RIT is training doctoral interns from across the country in its Priority Psychology Internship Program to work with clients at House of Mercy, a homeless shelter in Monroe County. The grant has allowed the RIT program to be one of the first in the region to include formal training in telehealth-based psychology for homeless individuals.
“The idea behind it is that the grant is going to help bring quality and evidence-based care into communities where there is a lack of expertise or a shortage of clinicians,” Caroline Easton, a professor in the RIT School of Behavioral Health Sciences and lead researcher on the grant, tells Addiction Professional.
“There is a shortage in Monroe County for psychologists, especially around the training of addiction. We’re leveraging knowing that and the mission of [HHS’s Health Resources and Services Administration] to bring evidence-based care of addiction into this community to treat opioid disorders, other substance use disorders” and co-occurring mental health and medical issues.
Interns working in the program have earned doctoral degrees in clinical psychology and have been recruited from across the country. The program currently has seven training slots, but Easton says the goal is to double that number by July.
Easton says the program is providing treatment for 84 individuals who stay overnight at House of Mercy and hundreds more who visit the shelter during the day.

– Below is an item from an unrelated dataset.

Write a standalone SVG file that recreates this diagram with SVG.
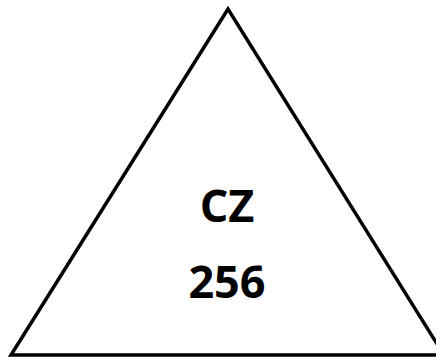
<svg xmlns="http://www.w3.org/2000/svg" width="436" height="358" viewBox="0 0 436 358">
<style>
.shape{fill:#fff;stroke:#000;stroke-width:3.5;stroke-linejoin:miter}
.lbl{font-family:"Open Sans","Liberation Sans",sans-serif;font-weight:bold;font-size:45px;fill:#000;text-anchor:middle}
</style>
<rect width="436" height="358" fill="#fff"/>
<g id="triangle">
<polygon class="shape" points="228,9 11,355 444,355"/>
<text class="lbl" x="227" y="222">CZ</text>
<text class="lbl" x="227" y="298">256</text>
</g>
</svg>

Intakes and bi-weekly sessions are conducted in person, and additional services are provided weekly or even daily through telehealth solutions, which are set up in confidential rooms at the shelter, Easton says.
Starting with in-person sessions is important for building trust and forming an alliance with clients, as well as educating them on how to use the tablets and smart TVs with telehealth software for future visits, Easton says.
Benefits of the HHS grant extend to RIT’s clinical partners—Rochester Regional Health and Hillside Children’s Home, where interns are also stationed to provide addiction treatment, and Coordinated Care Services, Inc., where interns provide consulting services and program evaluation.